Provided material
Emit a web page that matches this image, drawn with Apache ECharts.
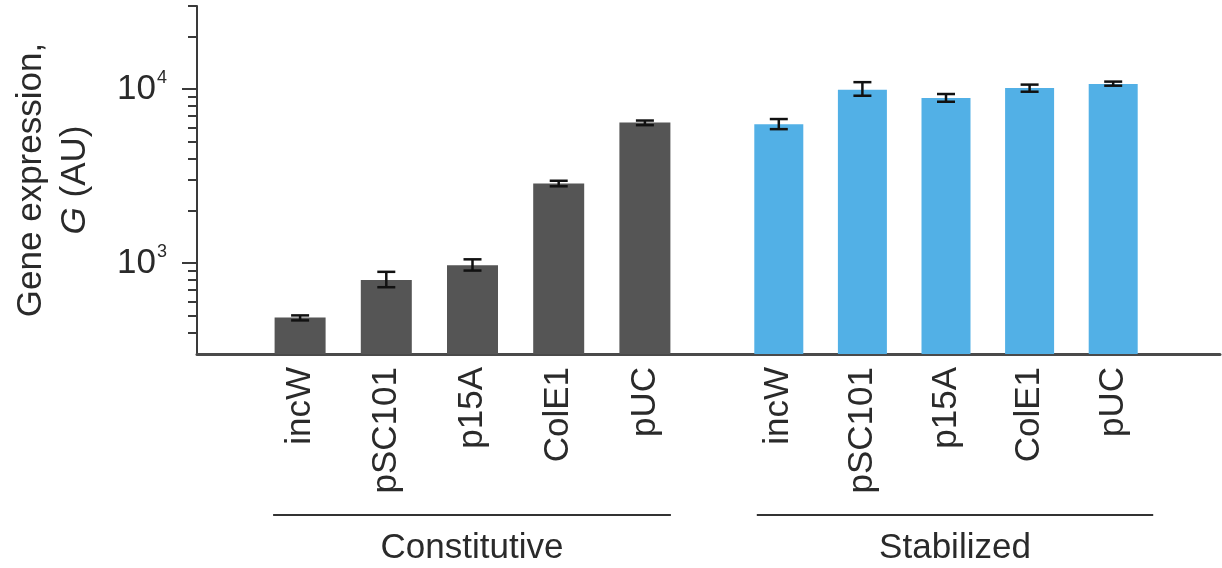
<!DOCTYPE html>
<html>
<head>
<meta charset="utf-8">
<script src="https://cdn.jsdelivr.net/npm/echarts@6/dist/echarts.min.js"></script>
<style>
  html, body { margin: 0; padding: 0; background: #fff; }
  #chart { width: 1222px; height: 568px; }
</style>
</head>
<body>
<div id="chart"></div>
<script>
// plasmid origins, same order in both groups
const categories = ['incW', 'pSC101', 'p15A', 'ColE1', 'pUC'];

// constitutive expression (AU) with error bar ends
const constitutiveG = [487, 800, 972, 2860, 6420];
const constitutiveLow = [468, 726, 905, 2760, 6200];
const constitutiveHigh = [500, 890, 1050, 2970, 6590];

// stabilized expression (AU) with error bar ends
const stabilizedG = [6280, 9910, 8870, 10140, 10690];
const stabilizedLow = [5880, 9150, 8450, 9650, 10450];
const stabilizedHigh = [6720, 10950, 9360, 10600, 11030];

const groupNames = ['Constitutive', 'Stabilized'];
const yMajorTicks = [1000, 10000];
const yMinorTicks = [400, 500, 600, 700, 800, 900,
  2000, 3000, 4000, 5000, 6000, 7000, 8000, 9000, 20000, 30000];

const FONT = '"Liberation Sans", Arial, Helvetica, sans-serif';
const TEXT = '#2a2a2a';
const Y_MIN = 300, Y_MAX = 30000;
const TOP = 6, BOTTOM = 214;

var chart = echarts.init(document.getElementById('chart'));

function errorBars(low, high) {
  return low.map((v, i) => [i, v, high[i]]);
}

function renderErr(params, api) {
  var x = api.value(0);
  var top = api.coord([x, api.value(2)]);
  var bot = api.coord([x, api.value(1)]);
  var half = 9;
  var style = { stroke: '#111', lineWidth: 2.5 };
  return {
    type: 'group',
    children: [
      { type: 'line', shape: { x1: top[0], y1: top[1], x2: bot[0], y2: bot[1] }, style: style },
      { type: 'line', shape: { x1: top[0] - half, y1: top[1], x2: top[0] + half, y2: top[1] }, style: style },
      { type: 'line', shape: { x1: bot[0] - half, y1: bot[1], x2: bot[0] + half, y2: bot[1] }, style: style }
    ]
  };
}

function catAxis(gridIndex) {
  return {
    type: 'category',
    gridIndex: gridIndex,
    data: categories,
    axisLine: { show: false },
    axisTick: { show: false },
    axisLabel: {
      rotate: 90,
      margin: 13,
      fontSize: 35,
      fontFamily: FONT,
      color: TEXT
    }
  };
}

function hiddenLogAxis(gridIndex) {
  return { type: 'log', gridIndex: gridIndex, min: Y_MIN, max: Y_MAX, show: false };
}

const option = {
  animation: false,
  grid: [
    // frame for the shared axes
    { left: 197, right: 2, top: TOP, bottom: BOTTOM },
    // constitutive bars
    { left: 257, width: 431, top: TOP, bottom: BOTTOM },
    // stabilized bars
    { left: 737, width: 418, top: TOP, bottom: BOTTOM }
  ],
  xAxis: [
    {
      type: 'value', gridIndex: 0, min: 0, max: 1,
      axisLine: { show: true, lineStyle: { color: '#4a4a4a', width: 3 } },
      axisTick: { show: false }, axisLabel: { show: false }, splitLine: { show: false }
    },
    catAxis(1),
    catAxis(2)
  ],
  yAxis: [
    {
      type: 'log', gridIndex: 0, min: Y_MIN, max: Y_MAX,
      name: 'Gene expression,\n{it|G} (AU)',
      nameLocation: 'middle',
      nameRotate: 90,
      nameGap: 100,
      nameTextStyle: {
        fontSize: 35, lineHeight: 44, fontFamily: FONT, color: TEXT,
        rich: { it: { fontStyle: 'italic', fontSize: 35, fontFamily: FONT, color: TEXT } }
      },
      axisLine: { show: true, lineStyle: { color: '#3a3a3a', width: 2 } },
      axisTick: { show: true, length: 15, customValues: yMajorTicks, lineStyle: { color: '#3a3a3a', width: 2 } },
      axisLabel: {
        customValues: yMajorTicks,
        margin: 30,
        formatter: function (v) {
          return '{b|10}{s|' + Math.round(Math.log10(v)) + '}';
        },
        rich: {
          b: { fontSize: 35, fontFamily: FONT, color: TEXT },
          s: { fontSize: 18, fontFamily: FONT, color: TEXT, padding: [0, 0, 22, 1] }
        }
      },
      splitLine: { show: false }
    },
    {
      type: 'log', gridIndex: 0, min: Y_MIN, max: Y_MAX, position: 'left',
      axisLine: { show: false },
      axisTick: { show: true, length: 9, customValues: yMinorTicks, lineStyle: { color: '#3a3a3a', width: 2 } },
      axisLabel: { show: false },
      splitLine: { show: false }
    },
    hiddenLogAxis(1),
    hiddenLogAxis(2)
  ],
  series: [
    {
      name: 'Constitutive', type: 'bar', xAxisIndex: 1, yAxisIndex: 2,
      data: constitutiveG, barWidth: 51,
      itemStyle: { color: '#555555' }
    },
    {
      name: 'Constitutive error', type: 'custom', xAxisIndex: 1, yAxisIndex: 2,
      data: errorBars(constitutiveLow, constitutiveHigh), renderItem: renderErr, z: 5
    },
    {
      name: 'Stabilized', type: 'bar', xAxisIndex: 2, yAxisIndex: 3,
      data: stabilizedG, barWidth: 49,
      itemStyle: { color: '#52b0e6' }
    },
    {
      name: 'Stabilized error', type: 'custom', xAxisIndex: 2, yAxisIndex: 3,
      data: errorBars(stabilizedLow, stabilizedHigh), renderItem: renderErr, z: 5
    }
  ]
};

chart.setOption(option);

// group brackets under the category labels, placed from the axes themselves
var bracketPad = [[27, 26], [22, 40]];
var graphics = [];
[1, 2].forEach(function (axisIdx, g) {
  var x0 = chart.convertToPixel({ xAxisIndex: axisIdx }, categories[0]) - bracketPad[g][0];
  var x1 = chart.convertToPixel({ xAxisIndex: axisIdx }, categories[categories.length - 1]) + bracketPad[g][1];
  graphics.push({
    type: 'line',
    shape: { x1: x0, y1: 515, x2: x1, y2: 515 },
    style: { stroke: '#333', lineWidth: 2 }
  });
  graphics.push({
    type: 'text',
    x: (x0 + x1) / 2, y: 548,
    style: {
      text: groupNames[g], fontSize: 35, fontFamily: FONT, fill: TEXT,
      align: 'center', verticalAlign: 'middle'
    }
  });
});
chart.setOption({ graphic: graphics });
</script>
</body>
</html>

Work to be completed
Take the listing above and restate it word for word, without its pictures.

Expected output
Emit a web page that matches this image, drawn with Apache ECharts.
<!DOCTYPE html>
<html>
<head>
<meta charset="utf-8">
<script src="https://cdn.jsdelivr.net/npm/echarts@6/dist/echarts.min.js"></script>
<style>
  html, body { margin: 0; padding: 0; background: #fff; }
  #chart { width: 1222px; height: 568px; }
</style>
</head>
<body>
<div id="chart"></div>
<script>
// plasmid origins, same order in both groups
const categories = ['incW', 'pSC101', 'p15A', 'ColE1', 'pUC'];

// constitutive expression (AU) with error bar ends
const constitutiveG = [487, 800, 972, 2860, 6420];
const constitutiveLow = [468, 726, 905, 2760, 6200];
const constitutiveHigh = [500, 890, 1050, 2970, 6590];

// stabilized expression (AU) with error bar ends
const stabilizedG = [6280, 9910, 8870, 10140, 10690];
const stabilizedLow = [5880, 9150, 8450, 9650, 10450];
const stabilizedHigh = [6720, 10950, 9360, 10600, 11030];

const groupNames = ['Constitutive', 'Stabilized'];
const yMajorTicks = [1000, 10000];
const yMinorTicks = [400, 500, 600, 700, 800, 900,
  2000, 3000, 4000, 5000, 6000, 7000, 8000, 9000, 20000, 30000];

const FONT = '"Liberation Sans", Arial, Helvetica, sans-serif';
const TEXT = '#2a2a2a';
const Y_MIN = 300, Y_MAX = 30000;
const TOP = 6, BOTTOM = 214;

var chart = echarts.init(document.getElementById('chart'));

function errorBars(low, high) {
  return low.map((v, i) => [i, v, high[i]]);
}

function renderErr(params, api) {
  var x = api.value(0);
  var top = api.coord([x, api.value(2)]);
  var bot = api.coord([x, api.value(1)]);
  var half = 9;
  var style = { stroke: '#111', lineWidth: 2.5 };
  return {
    type: 'group',
    children: [
      { type: 'line', shape: { x1: top[0], y1: top[1], x2: bot[0], y2: bot[1] }, style: style },
      { type: 'line', shape: { x1: top[0] - half, y1: top[1], x2: top[0] + half, y2: top[1] }, style: style },
      { type: 'line', shape: { x1: bot[0] - half, y1: bot[1], x2: bot[0] + half, y2: bot[1] }, style: style }
    ]
  };
}

function catAxis(gridIndex) {
  return {
    type: 'category',
    gridIndex: gridIndex,
    data: categories,
    axisLine: { show: false },
    axisTick: { show: false },
    axisLabel: {
      rotate: 90,
      margin: 13,
      fontSize: 35,
      fontFamily: FONT,
      color: TEXT
    }
  };
}

function hiddenLogAxis(gridIndex) {
  return { type: 'log', gridIndex: gridIndex, min: Y_MIN, max: Y_MAX, show: false };
}

const option = {
  animation: false,
  grid: [
    // frame for the shared axes
    { left: 197, right: 2, top: TOP, bottom: BOTTOM },
    // constitutive bars
    { left: 257, width: 431, top: TOP, bottom: BOTTOM },
    // stabilized bars
    { left: 737, width: 418, top: TOP, bottom: BOTTOM }
  ],
  xAxis: [
    {
      type: 'value', gridIndex: 0, min: 0, max: 1,
      axisLine: { show: true, lineStyle: { color: '#4a4a4a', width: 3 } },
      axisTick: { show: false }, axisLabel: { show: false }, splitLine: { show: false }
    },
    catAxis(1),
    catAxis(2)
  ],
  yAxis: [
    {
      type: 'log', gridIndex: 0, min: Y_MIN, max: Y_MAX,
      name: 'Gene expression,\n{it|G} (AU)',
      nameLocation: 'middle',
      nameRotate: 90,
      nameGap: 100,
      nameTextStyle: {
        fontSize: 35, lineHeight: 44, fontFamily: FONT, color: TEXT,
        rich: { it: { fontStyle: 'italic', fontSize: 35, fontFamily: FONT, color: TEXT } }
      },
      axisLine: { show: true, lineStyle: { color: '#3a3a3a', width: 2 } },
      axisTick: { show: true, length: 15, customValues: yMajorTicks, lineStyle: { color: '#3a3a3a', width: 2 } },
      axisLabel: {
        customValues: yMajorTicks,
        margin: 30,
        formatter: function (v) {
          return '{b|10}{s|' + Math.round(Math.log10(v)) + '}';
        },
        rich: {
          b: { fontSize: 35, fontFamily: FONT, color: TEXT },
          s: { fontSize: 18, fontFamily: FONT, color: TEXT, padding: [0, 0, 22, 1] }
        }
      },
      splitLine: { show: false }
    },
    {
      type: 'log', gridIndex: 0, min: Y_MIN, max: Y_MAX, position: 'left',
      axisLine: { show: false },
      axisTick: { show: true, length: 9, customValues: yMinorTicks, lineStyle: { color: '#3a3a3a', width: 2 } },
      axisLabel: { show: false },
      splitLine: { show: false }
    },
    hiddenLogAxis(1),
    hiddenLogAxis(2)
  ],
  series: [
    {
      name: 'Constitutive', type: 'bar', xAxisIndex: 1, yAxisIndex: 2,
      data: constitutiveG, barWidth: 51,
      itemStyle: { color: '#555555' }
    },
    {
      name: 'Constitutive error', type: 'custom', xAxisIndex: 1, yAxisIndex: 2,
      data: errorBars(constitutiveLow, constitutiveHigh), renderItem: renderErr, z: 5
    },
    {
      name: 'Stabilized', type: 'bar', xAxisIndex: 2, yAxisIndex: 3,
      data: stabilizedG, barWidth: 49,
      itemStyle: { color: '#52b0e6' }
    },
    {
      name: 'Stabilized error', type: 'custom', xAxisIndex: 2, yAxisIndex: 3,
      data: errorBars(stabilizedLow, stabilizedHigh), renderItem: renderErr, z: 5
    }
  ]
};

chart.setOption(option);

// group brackets under the category labels, placed from the axes themselves
var bracketPad = [[27, 26], [22, 40]];
var graphics = [];
[1, 2].forEach(function (axisIdx, g) {
  var x0 = chart.convertToPixel({ xAxisIndex: axisIdx }, categories[0]) - bracketPad[g][0];
  var x1 = chart.convertToPixel({ xAxisIndex: axisIdx }, categories[categories.length - 1]) + bracketPad[g][1];
  graphics.push({
    type: 'line',
    shape: { x1: x0, y1: 515, x2: x1, y2: 515 },
    style: { stroke: '#333', lineWidth: 2 }
  });
  graphics.push({
    type: 'text',
    x: (x0 + x1) / 2, y: 548,
    style: {
      text: groupNames[g], fontSize: 35, fontFamily: FONT, fill: TEXT,
      align: 'center', verticalAlign: 'middle'
    }
  });
});
chart.setOption({ graphic: graphics });
</script>
</body>
</html>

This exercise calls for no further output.